Using Secondary Steel is Sustainable

There aren’t a lot of construction materials that can be reused and recycled. Concrete and plaster, for example, can’t be used again once it’s applied to a structure. Alternatively, steel is recyclable and can be molded infinitely without downgrading in quality. This means that using this resource for construction projects can minimize wastage and damage to the environment.  

In addition, the production of steel doesn’t use excessive energy or harmful products. Therefore, if you want to be as eco-friendly as possible when constructing a structure, using secondary steel is your best option.  


Here are some of the cons of using secondary steel: 

May Not Meet Building Codes

Using secondary steel for a construction project may cause various problems if you’re building a massive structure in an area with strict building codes. Some places may require all contractors to only use primary steel for their construction project. Although there’s no imminent danger in using secondary steel, you may need to pay fees or experience delays if you choose not to conform to the building codes in your area.  

Steel Is Not Immune to Corrosion

Although steel is durable, it can still be prone to rust, especially if exposed to salty or acidic environments. Some types of steel may require regular maintenance to minimize electrochemical oxidation. The most common solution to prevent steel from becoming brittle is by applying a specialized coating or paint periodically.

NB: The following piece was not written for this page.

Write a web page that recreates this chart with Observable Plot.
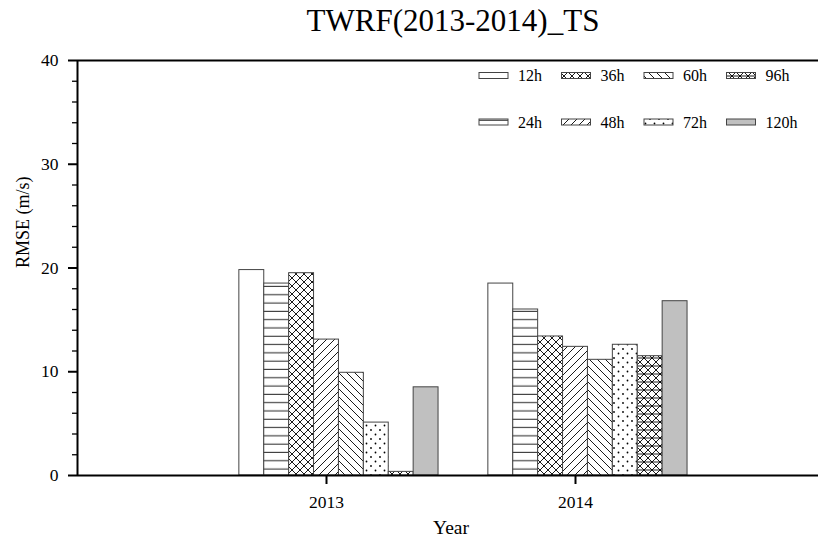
<!DOCTYPE html>
<html><head><meta charset="utf-8">
<script src="https://cdn.jsdelivr.net/npm/d3@7"></script>
<script src="https://cdn.jsdelivr.net/npm/@observablehq/plot@0.6"></script>
<style>
html,body{margin:0;padding:0;background:#fff;width:818px;height:541px;overflow:hidden;font-family:"Liberation Serif","Times New Roman",serif;}
#wrap{position:relative;width:818px;height:541px;overflow:hidden;}
#title{position:absolute;left:0;top:0;width:906px;height:50px;text-align:center;font-size:31px;line-height:42px;color:#000;white-space:nowrap;}
#chart{position:absolute;left:0;top:50px;width:824px;}
#chart svg{max-width:none !important;}
#legend{position:absolute;left:0;top:0;pointer-events:none;}
</style></head><body>
<div id="wrap"><div id="title">TWRF(2013-2014)_TS</div><div id="chart"></div><svg id="legend" width="818" height="541"></svg></div>
<script>
// ---- data ----
const years = [2013, 2014];
const horizons = ["12h", "24h", "36h", "48h", "60h", "72h", "96h", "120h"];
const rmse2013 = [19.8, 18.5, 19.5, 13.1, 9.9, 5.1, 0.35, 8.5];
const rmse2014 = [18.5, 16.0, 13.4, 12.4, 11.15, 12.6, 11.5, 16.8];
const yTicksMajor = [0, 10, 20, 30, 40];
const yTicksMinor = [2, 4, 6, 8, 12, 14, 16, 18, 22, 24, 26, 28, 32, 34, 36, 38];
const xLabel = "Year";
const yLabel = "RMSE (m/s)";
// ---- styles ----
const fills = ["#ffffff", "url(#p24)", "url(#p36)", "url(#p48)", "url(#p60)", "url(#p72)", "url(#p96)", "#c0c0c0"];

// pattern defs
const lsvg = d3.select("#legend");
const defs = lsvg.append("defs");
function pat(id, w, h, draw) {
  const p = defs.append("pattern").attr("id", id).attr("patternUnits", "userSpaceOnUse")
    .attr("width", w).attr("height", h);
  p.append("rect").attr("width", w).attr("height", h).attr("fill", "#fff");
  draw(p);
}
function path(p, d) { p.append("path").attr("d", d).attr("stroke", "#000").attr("stroke-width", 0.9).attr("fill", "none"); }
pat("p24", 8, 8.3, p => path(p, "M0,4H8"));
pat("p36", 8, 8, p => path(p, "M0,0L8,8M8,0L0,8"));
pat("p48", 8, 8, p => path(p, "M-2,2L2,-2M0,8L8,0M6,10L10,6"));
pat("p60", 8, 8, p => path(p, "M-2,6L2,10M0,0L8,8M6,-2L10,2"));
pat("p72", 9, 9, p => {
  p.append("circle").attr("cx", 2).attr("cy", 2).attr("r", 0.9).attr("fill", "#000");
  p.append("circle").attr("cx", 6.5).attr("cy", 6.5).attr("r", 0.9).attr("fill", "#000");
});
pat("p96", 8, 8, p => path(p, "M0,0L8,8M8,0L0,8M0,4H8"));

const rows = [];
years.forEach((yr, yi) => {
  const vals = yi === 0 ? rmse2013 : rmse2014;
  horizons.forEach((h, i) => rows.push({year: yr, horizon: h, i, value: vals[i], fill: fills[i]}));
});

const plot = Plot.plot({
  width: 824, height: 491,
  marginLeft: 77, marginRight: 0, marginTop: 10, marginBottom: 66,
  style: {fontFamily: "Liberation Serif, Times New Roman, serif", fontSize: "17.5px", color: "#000", background: "transparent", maxWidth: "none"},
  x: {domain: [2012, 2015]},
  y: {domain: [0, 40]},
  color: {type: "identity"},
  marks: [
    Plot.rect(rows, {x1: d => d.year - 0.35 + 0.1 * d.i, x2: d => d.year - 0.25 + 0.1 * d.i, y1: 0, y2: "value",
      fill: "fill", stroke: "#444", strokeWidth: 1}),
    Plot.ruleY([0], {stroke: "#000", strokeWidth: 2}),
    Plot.ruleY([40], {stroke: "#000", strokeWidth: 2}),
    Plot.ruleX([2012], {stroke: "#000", strokeWidth: 2}),
    Plot.axisY({ticks: yTicksMajor, tickSize: 9, tickPadding: 10, tickFormat: d => String(d), label: null,
      strokeWidth: 2, fontSize: 17.5}),
    Plot.axisY({ticks: yTicksMinor, tickSize: 5, tickFormat: () => "", label: null, strokeWidth: 1.3}),
    Plot.axisX({ticks: years, tickSize: 9, tickPadding: 11, tickFormat: d => String(d), label: null,
      strokeWidth: 2, fontSize: 17.5}),
    Plot.text([xLabel], {text: d => d, frameAnchor: "bottom", dy: 58, fontSize: 19.5}),
    Plot.text([yLabel], {text: d => d, frameAnchor: "left", dx: -54, rotate: -90, fontSize: 18})
  ]
});
document.getElementById("chart").appendChild(plot);

// legend
const lg = lsvg.append("g").attr("font-family", "Liberation Serif, Times New Roman, serif").attr("font-size", 16);
horizons.forEach((h, i) => {
  const col = Math.floor(i / 2), row = i % 2;
  const x = 479 + col * 82.5, cy = row === 0 ? 75.5 : 122;
  lg.append("rect").attr("x", x).attr("y", cy - 3).attr("width", 29).attr("height", 6)
    .attr("fill", fills[i]).attr("stroke", "#444").attr("stroke-width", 1);
  lg.append("text").attr("x", x + 39).attr("y", cy + 5.5).text(h);
});
</script>
</body></html>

This will help create a protective layer that’ll prevent corrosion.  

Damage Caused by Fire or Heat

One advantage of steel over wood is that it’s not flammable. However, it’s a good conductor of heat. This could mean that any material that the steel touches may catch on fire if a fire occurs. Extreme heat can also weaken steel and affect the structural integrity of a building. Fortunately, there are methods that engineers enforce to prevent steel from becoming a fire hazard. Using fireproof coatings like mineral or concrete coating can help prevent steel from overheating to dangerous temperatures.  

Susceptible to Fatigue

Since secondary steel is made by mixing existing scraps of steel, manufacturing inconsistencies may arise. Impurities may be added to the steel, which can cause the formation of small cracks. These cracks may form new ones, thus leading to a brittle fracture on the steel. Over time, these faults in the steel may cause the structure to weaken and be more susceptible to external forces like strong winds.  

Final Thoughts

Using secondary steel in construction comes with a lot of benefits. It’s durable, sustainable, and also more cost-effective compared to other materials. Buildings and structures made with steel can also be easily repaired or modified.  

However, just like any other construction item, you need to practice precaution when using secondary steel. So, you should collaborate with experts to determine how to minimize the risks involved in using steel for your construction project.